President Obama addresses the nation from Afghanistan after signing a historic agreement between the United States and Afghanistan that defined a new kind of relationship between our countries – a future in which Afghans are responsible for the security of their nation, we build an equal partnership between two sovereign states, and a future in which the war ends, and a new chapter begins. That’s how the White House itself described the speech. Video of the speech is at the link; text of the speech is here.
Obama spoke after signing a strategic partnership agreement with President Karzai marking the beginning of the end of the war there. Again, that’s how the White House itself described the agreement. The New York Post reports: “In a sign of the continued security threats in Afghanistan, Obama and Karzai signed the agreement after midnight local time in the presidential palace.” The Telegraph has more along the same lines.
I thought the beginning of the end took place back at the announcement of the surge in December 2009 when Obama thoughtfully provided the date for the commencement of the withdrawal of surged troops. Now we seem to have the Afghanistization of the war against the Taliban, along with the pursuit of a negotiated resolution with an implacable enemy:
[W]e are pursuing a negotiated peace. In coordination with the Afghan government, my Administration has been in direct discussions with the Taliban. We have made it clear that they can be a part of this future if they break with al Qaeda, renounce violence, and abide by Afghan laws. Many members of the Taliban – from foot soldiers to leaders – have indicated an interest in reconciliation. A path to peace is now set before them. Those who refuse to walk it will face strong Afghan Security Forces, backed by the United States and our allies.
Chicago makes a cameo appearance:
[W]e are building a global consensus to support peace and stability in South Asia. In Chicago, the international community will express support for this plan, and for Afghanistan’s future. I have made it clear to Afghanistan’s neighbor – Pakistan – that it can and should be an equal partner in this process in a way that respects Pakistan’s sovereignty, interests, and democratic institutions. In pursuit of a durable peace, America has no designs beyond an end to al Qaeda safe-havens, and respect for Afghan sovereignty.
Perhaps Chicago can present itself as a sister city to Kabul, offering counsel on the reconciliation of one-party rule with tribal politics.
The long goodbye is to take place under “a firm timeline.” Obama explained:
As we move forward, some people will ask why we need a firm timeline. The answer is clear: our goal is not to build a country in America’s image, or to eradicate every vestige of the Taliban. These objectives would require many more years, many more dollars, and many more American lives. Our goal is to destroy al Qaeda, and we are on a path to do exactly that. Afghans want to fully assert their sovereignty and build a lasting peace. That requires a clear timeline to wind down the war.

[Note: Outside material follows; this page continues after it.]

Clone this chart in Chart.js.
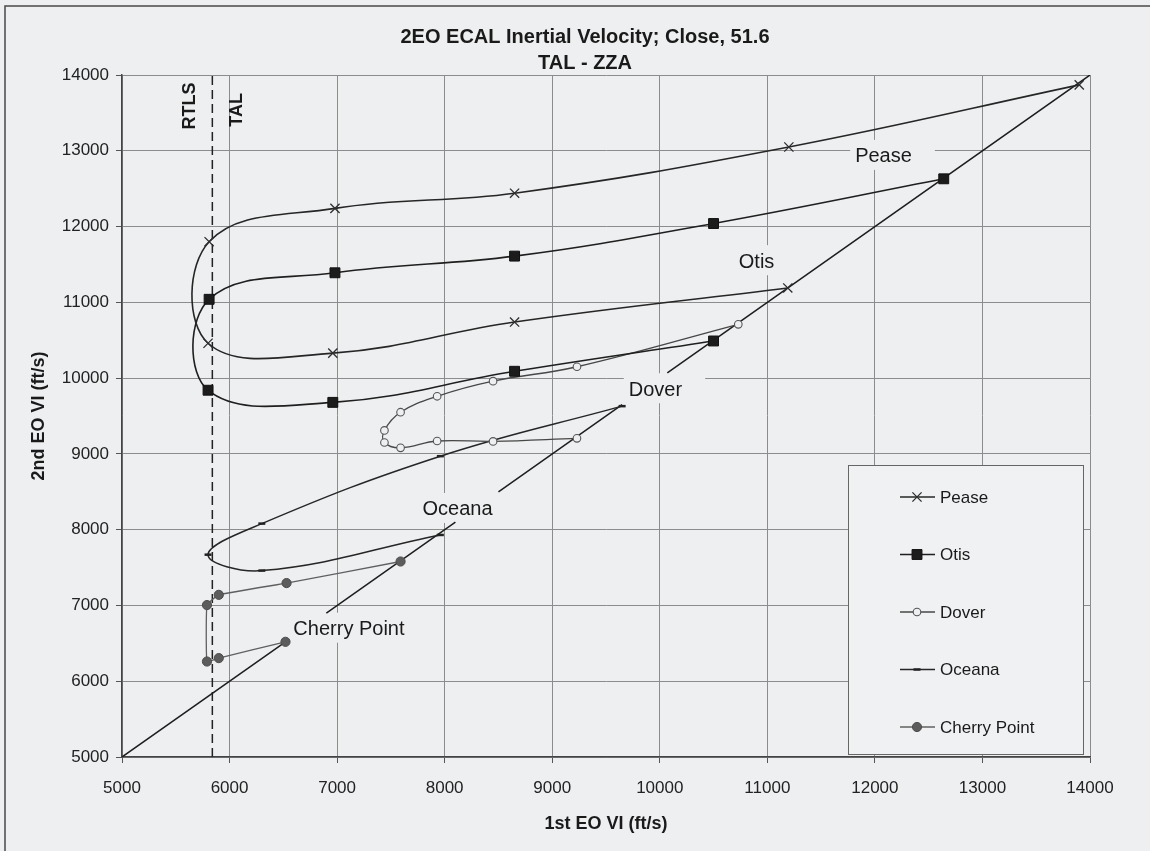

I don’t think the agreement signed by Obama and Karzai is public. It would be helpful to know what’s in it in order to understand what Obama was saying yesterday.

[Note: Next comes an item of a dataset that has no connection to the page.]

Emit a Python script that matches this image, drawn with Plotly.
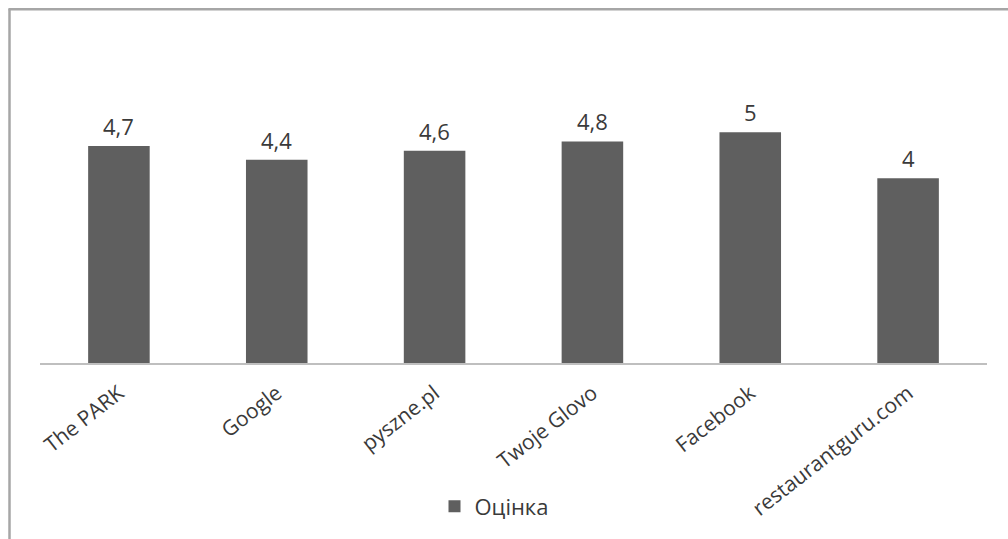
import plotly.graph_objects as go

categories = ["The PARK", "Google", "pyszne.pl", "Twoje Glovo", "Facebook", "restaurantguru.com"]
ratings = [4.7, 4.4, 4.6, 4.8, 5, 4]
series_name = "Оцінка"

labels = [f"{v:g}".replace(".", ",") for v in ratings]

W, H = 1008, 539
L, R, T, B = 40, 21, 86, 173
pw, ph = W - L - R, H - T - B

def px(x):
    return (x - L) / pw

def py(y):
    return (H - B - y) / ph

bar_color = "#5f5f5f"
text_color = "#3a3a3a"
font_family = "Open Sans, DejaVu Sans, sans-serif"

fig = go.Figure()
fig.add_trace(go.Bar(
    x=categories, y=ratings, name=series_name,
    marker=dict(color=bar_color, line=dict(width=0)),
    showlegend=True,
))

for c, v, t in zip(categories, ratings, labels):
    fig.add_annotation(
        x=c, y=v, xref="x", yref="y", text=t, showarrow=False,
        yanchor="middle", yshift=20,
        font=dict(size=22, color=text_color, family=font_family),
    )

fig.update_layout(
    width=W, height=H,
    margin=dict(l=L, r=R, t=T, b=B),
    paper_bgcolor="white", plot_bgcolor="white",
    bargap=0.61,
    font=dict(family=font_family, color=text_color),
    xaxis=dict(
        showline=True, linecolor="#bfbfbf", linewidth=1.5,
        tickangle=-38, tickfont=dict(size=21, color=text_color),
        ticklabelstandoff=8,
        showgrid=False, ticks="", fixedrange=True,
    ),
    yaxis=dict(range=[0, 6], visible=False, showgrid=False, fixedrange=True),
    showlegend=True,
    legend=dict(
        orientation="h", x=px(494), xanchor="center", y=py(511), yanchor="middle",
        font=dict(size=22, color=text_color), bgcolor="rgba(0,0,0,0)",
        itemwidth=30,
    ),
    shapes=[
        dict(type="line", xref="paper", yref="paper",
             x0=px(9.5), x1=px(9.5), y0=py(8), y1=py(545),
             line=dict(color="#a6a6a6", width=2.5)),
        dict(type="line", xref="paper", yref="paper",
             x0=px(8.5), x1=px(1012), y0=py(8.5), y1=py(8.5),
             line=dict(color="#a6a6a6", width=2.5)),
    ],
)

fig.write_html("out.html")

The message that I get is that the Taliban will be waiting us out and having the last word. I thought Obama was uncomfortable giving the speech and that the speech perfunctory. Max Boot thinks otherwise, while suggesting that the speech doesn’t quite cohere. Whatever the case, the speech warrants our close attention.
ONE MORE POINT: I should add that the details of the agreement may well belie the tenor of Obama’s speech as I read it. The New York Times article on the speech is short of details as well. I would like to emphasize that my comments are based on the text of the speech itself and that we also need to consider the terms of the agreement to understand the speech.